The theatre can be a very emotive place be it the plays you see or the feelings you have when you walk out the door.
Amanda O’Reilly is head of culture at Worthing theatres and museum and agrees that it is very special.
“Theatres are place making. They can really do a lot and add colour and vibrancy to a community,” she enthuses.
“There is so much loneliness out there so it gives people a place to go and meet people of different ages from different walks of life.
“It is a break from the hamster wheel, I really believe it is an oasis.”
As well as dealing with running the theatres (which includes the Assembly Rooms, Pavilion, Connaught and Studio), museum, looking after the teams and toilets she also does the programming.
“I spend more time than I would like trying to sort out the toilets,” she laughs.
“We have seven genres that we book for. So contemporary dance we have say six a year, there is the studio where we show new work, the summer of circus is a big draw for us and we are looking to increase how long it is on for next year, looking at June through to September for those big pieces.
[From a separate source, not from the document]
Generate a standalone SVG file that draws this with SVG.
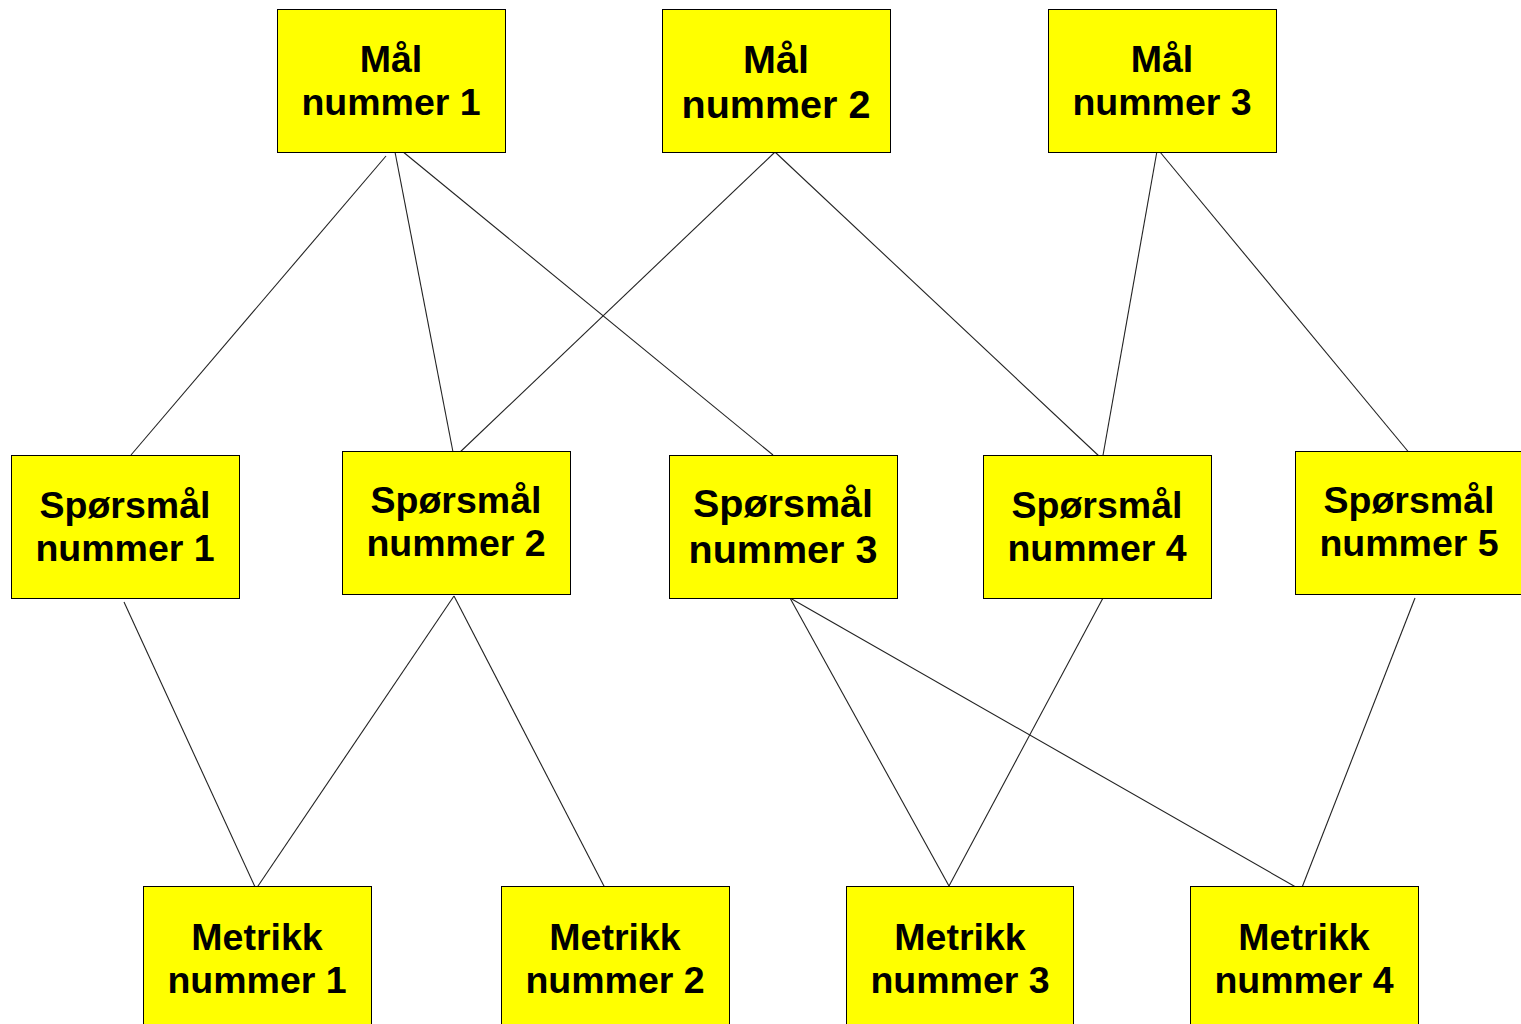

“Then there is the theatre where we try to have something on regularly, monthly talks and comedy if we can get a name that has been on telly that is great as they always sell well.”
Amanda admits that when she started at the theatre as a manager the programme needed some work but she is happy with the quality of the acts now.
This is reflected in the fact that the theatre is now financially viable and ‘in the black’.
“There a few reasons why,” she begins. “We have invested in a really strong marketing team it is good to have quality productions but you need that awareness and interesting campaigns.
“We have also created an eclectic programme that people want to pay to come and see which is great.
“After every show we ask people for feedback and we listen and use that for future bookings.
“I think what we have to offer on our program rivals any other theatre in the country.”
The theatre also has other revenue streams so when the studio and Connaught isn’t being used they hire it out for productions or parties, and the cinema has grown in strength.
Each entity is not seen as separate but all work together to give something more interesting and better to the town.
“If we have a play or film showing we see if this can be linked to something else. So for example if a film or play is set in the 1930s we may hold an exhibition at the museum with costumes from that era.”
With 2019’s schedule almost done and shows booked for 2020 and 2021 Amanda says that she spends a lot of time looking forward.
“It can be hard as you are always looking at what you have coming up that you often don’t look at what you have already achieved,” she explains.
“The Exploding Circus was a fantastic event though, we had great feedback from that.”
She goes on to add that Worthing loves a traditional panto but that they look to do something a bit different with it.
“We know what pantos we are going to do for the next few years, we don’t do the casting but we like to know the concept so we can begin work on that,” says Amanda.
“But we do it with a twist. For example this year’s Aladdin our Abanazar is a woman whereas traditionally the character is played by a man.”
As there for future plans there is a project relating to the Pavilion theatre where they are considering adding a balcony and modifying the seats. Amanda explains that these are ten-year projects so rather than rush it through they want to take their time and see where the pennies are being spent.
Another exciting project is ‘let the light in’ and will see changes being made to Worthing Museum and Art Gallery.
Currently 50 per cent of the building is accessible and just five per cent of the collection is on display, Amanda wants to change this.
Amanda originally studied theatre and dance at university but while resting her hip after injury she had to stop dancing and instead got a theatre manager job.
Moving to Worthing theatres five years ago dances loss has been Sussex’s gain.